> **GIVEN DATA**
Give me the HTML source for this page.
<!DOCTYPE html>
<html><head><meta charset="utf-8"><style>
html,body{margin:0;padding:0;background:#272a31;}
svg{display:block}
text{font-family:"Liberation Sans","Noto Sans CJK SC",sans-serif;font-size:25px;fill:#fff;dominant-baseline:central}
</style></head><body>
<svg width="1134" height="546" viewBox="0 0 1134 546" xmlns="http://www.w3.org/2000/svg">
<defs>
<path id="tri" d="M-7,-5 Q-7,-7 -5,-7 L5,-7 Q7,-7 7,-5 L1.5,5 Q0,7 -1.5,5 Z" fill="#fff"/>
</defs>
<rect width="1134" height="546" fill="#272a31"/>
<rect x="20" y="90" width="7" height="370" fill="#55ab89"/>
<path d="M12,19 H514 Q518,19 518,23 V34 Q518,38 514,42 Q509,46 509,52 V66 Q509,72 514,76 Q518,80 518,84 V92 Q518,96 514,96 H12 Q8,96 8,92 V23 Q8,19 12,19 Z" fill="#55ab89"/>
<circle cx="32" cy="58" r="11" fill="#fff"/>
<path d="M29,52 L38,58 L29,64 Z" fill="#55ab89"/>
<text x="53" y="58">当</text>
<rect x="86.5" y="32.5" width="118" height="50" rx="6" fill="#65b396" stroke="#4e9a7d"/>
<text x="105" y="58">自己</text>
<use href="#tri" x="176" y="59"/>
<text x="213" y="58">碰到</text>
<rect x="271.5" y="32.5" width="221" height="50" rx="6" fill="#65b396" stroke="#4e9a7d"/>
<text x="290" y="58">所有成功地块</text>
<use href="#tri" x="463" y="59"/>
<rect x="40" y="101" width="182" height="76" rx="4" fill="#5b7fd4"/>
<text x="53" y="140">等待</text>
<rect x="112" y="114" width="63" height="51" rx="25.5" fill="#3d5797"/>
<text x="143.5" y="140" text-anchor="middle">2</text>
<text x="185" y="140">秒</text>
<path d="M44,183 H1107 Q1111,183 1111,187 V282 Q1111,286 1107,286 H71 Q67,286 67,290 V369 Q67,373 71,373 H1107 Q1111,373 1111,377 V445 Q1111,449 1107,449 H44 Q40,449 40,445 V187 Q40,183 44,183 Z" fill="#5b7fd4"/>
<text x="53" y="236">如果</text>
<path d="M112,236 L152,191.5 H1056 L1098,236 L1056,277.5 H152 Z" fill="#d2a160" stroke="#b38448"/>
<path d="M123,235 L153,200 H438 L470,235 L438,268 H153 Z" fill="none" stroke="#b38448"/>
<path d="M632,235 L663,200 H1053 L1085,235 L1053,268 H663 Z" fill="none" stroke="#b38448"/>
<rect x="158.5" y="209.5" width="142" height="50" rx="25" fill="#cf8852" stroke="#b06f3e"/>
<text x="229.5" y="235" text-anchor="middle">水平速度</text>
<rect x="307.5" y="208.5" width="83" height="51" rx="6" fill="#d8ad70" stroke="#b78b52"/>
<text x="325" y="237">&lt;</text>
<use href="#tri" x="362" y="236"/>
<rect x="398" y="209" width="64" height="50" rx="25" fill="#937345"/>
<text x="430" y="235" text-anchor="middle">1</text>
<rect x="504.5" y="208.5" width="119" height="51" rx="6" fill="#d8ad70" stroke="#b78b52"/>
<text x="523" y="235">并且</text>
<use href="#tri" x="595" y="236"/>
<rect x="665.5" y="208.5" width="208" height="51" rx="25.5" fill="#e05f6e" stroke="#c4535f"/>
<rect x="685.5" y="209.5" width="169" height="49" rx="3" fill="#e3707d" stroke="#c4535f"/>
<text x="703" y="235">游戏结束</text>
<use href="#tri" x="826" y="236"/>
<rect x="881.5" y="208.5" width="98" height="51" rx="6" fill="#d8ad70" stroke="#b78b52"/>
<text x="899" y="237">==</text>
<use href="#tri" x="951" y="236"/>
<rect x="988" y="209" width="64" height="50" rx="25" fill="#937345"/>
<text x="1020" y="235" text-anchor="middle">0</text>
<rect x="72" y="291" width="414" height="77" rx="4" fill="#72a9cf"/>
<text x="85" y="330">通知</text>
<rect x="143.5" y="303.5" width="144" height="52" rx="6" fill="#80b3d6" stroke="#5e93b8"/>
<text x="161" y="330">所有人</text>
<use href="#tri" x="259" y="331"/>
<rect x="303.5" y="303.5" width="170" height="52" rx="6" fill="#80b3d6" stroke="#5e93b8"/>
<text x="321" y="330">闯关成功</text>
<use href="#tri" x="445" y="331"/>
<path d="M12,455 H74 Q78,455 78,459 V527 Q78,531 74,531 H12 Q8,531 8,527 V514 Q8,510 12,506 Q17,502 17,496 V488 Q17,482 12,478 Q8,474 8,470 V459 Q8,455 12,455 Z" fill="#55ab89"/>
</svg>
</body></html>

> **TO BE DONE**
Give back the data above exactly as it appears.

> **OUTPUT OF THE TASK**
Give me the HTML source for this page.
<!DOCTYPE html>
<html><head><meta charset="utf-8"><style>
html,body{margin:0;padding:0;background:#272a31;}
svg{display:block}
text{font-family:"Liberation Sans","Noto Sans CJK SC",sans-serif;font-size:25px;fill:#fff;dominant-baseline:central}
</style></head><body>
<svg width="1134" height="546" viewBox="0 0 1134 546" xmlns="http://www.w3.org/2000/svg">
<defs>
<path id="tri" d="M-7,-5 Q-7,-7 -5,-7 L5,-7 Q7,-7 7,-5 L1.5,5 Q0,7 -1.5,5 Z" fill="#fff"/>
</defs>
<rect width="1134" height="546" fill="#272a31"/>
<rect x="20" y="90" width="7" height="370" fill="#55ab89"/>
<path d="M12,19 H514 Q518,19 518,23 V34 Q518,38 514,42 Q509,46 509,52 V66 Q509,72 514,76 Q518,80 518,84 V92 Q518,96 514,96 H12 Q8,96 8,92 V23 Q8,19 12,19 Z" fill="#55ab89"/>
<circle cx="32" cy="58" r="11" fill="#fff"/>
<path d="M29,52 L38,58 L29,64 Z" fill="#55ab89"/>
<text x="53" y="58">当</text>
<rect x="86.5" y="32.5" width="118" height="50" rx="6" fill="#65b396" stroke="#4e9a7d"/>
<text x="105" y="58">自己</text>
<use href="#tri" x="176" y="59"/>
<text x="213" y="58">碰到</text>
<rect x="271.5" y="32.5" width="221" height="50" rx="6" fill="#65b396" stroke="#4e9a7d"/>
<text x="290" y="58">所有成功地块</text>
<use href="#tri" x="463" y="59"/>
<rect x="40" y="101" width="182" height="76" rx="4" fill="#5b7fd4"/>
<text x="53" y="140">等待</text>
<rect x="112" y="114" width="63" height="51" rx="25.5" fill="#3d5797"/>
<text x="143.5" y="140" text-anchor="middle">2</text>
<text x="185" y="140">秒</text>
<path d="M44,183 H1107 Q1111,183 1111,187 V282 Q1111,286 1107,286 H71 Q67,286 67,290 V369 Q67,373 71,373 H1107 Q1111,373 1111,377 V445 Q1111,449 1107,449 H44 Q40,449 40,445 V187 Q40,183 44,183 Z" fill="#5b7fd4"/>
<text x="53" y="236">如果</text>
<path d="M112,236 L152,191.5 H1056 L1098,236 L1056,277.5 H152 Z" fill="#d2a160" stroke="#b38448"/>
<path d="M123,235 L153,200 H438 L470,235 L438,268 H153 Z" fill="none" stroke="#b38448"/>
<path d="M632,235 L663,200 H1053 L1085,235 L1053,268 H663 Z" fill="none" stroke="#b38448"/>
<rect x="158.5" y="209.5" width="142" height="50" rx="25" fill="#cf8852" stroke="#b06f3e"/>
<text x="229.5" y="235" text-anchor="middle">水平速度</text>
<rect x="307.5" y="208.5" width="83" height="51" rx="6" fill="#d8ad70" stroke="#b78b52"/>
<text x="325" y="237">&lt;</text>
<use href="#tri" x="362" y="236"/>
<rect x="398" y="209" width="64" height="50" rx="25" fill="#937345"/>
<text x="430" y="235" text-anchor="middle">1</text>
<rect x="504.5" y="208.5" width="119" height="51" rx="6" fill="#d8ad70" stroke="#b78b52"/>
<text x="523" y="235">并且</text>
<use href="#tri" x="595" y="236"/>
<rect x="665.5" y="208.5" width="208" height="51" rx="25.5" fill="#e05f6e" stroke="#c4535f"/>
<rect x="685.5" y="209.5" width="169" height="49" rx="3" fill="#e3707d" stroke="#c4535f"/>
<text x="703" y="235">游戏结束</text>
<use href="#tri" x="826" y="236"/>
<rect x="881.5" y="208.5" width="98" height="51" rx="6" fill="#d8ad70" stroke="#b78b52"/>
<text x="899" y="237">==</text>
<use href="#tri" x="951" y="236"/>
<rect x="988" y="209" width="64" height="50" rx="25" fill="#937345"/>
<text x="1020" y="235" text-anchor="middle">0</text>
<rect x="72" y="291" width="414" height="77" rx="4" fill="#72a9cf"/>
<text x="85" y="330">通知</text>
<rect x="143.5" y="303.5" width="144" height="52" rx="6" fill="#80b3d6" stroke="#5e93b8"/>
<text x="161" y="330">所有人</text>
<use href="#tri" x="259" y="331"/>
<rect x="303.5" y="303.5" width="170" height="52" rx="6" fill="#80b3d6" stroke="#5e93b8"/>
<text x="321" y="330">闯关成功</text>
<use href="#tri" x="445" y="331"/>
<path d="M12,455 H74 Q78,455 78,459 V527 Q78,531 74,531 H12 Q8,531 8,527 V514 Q8,510 12,506 Q17,502 17,496 V488 Q17,482 12,478 Q8,474 8,470 V459 Q8,455 12,455 Z" fill="#55ab89"/>
</svg>
</body></html>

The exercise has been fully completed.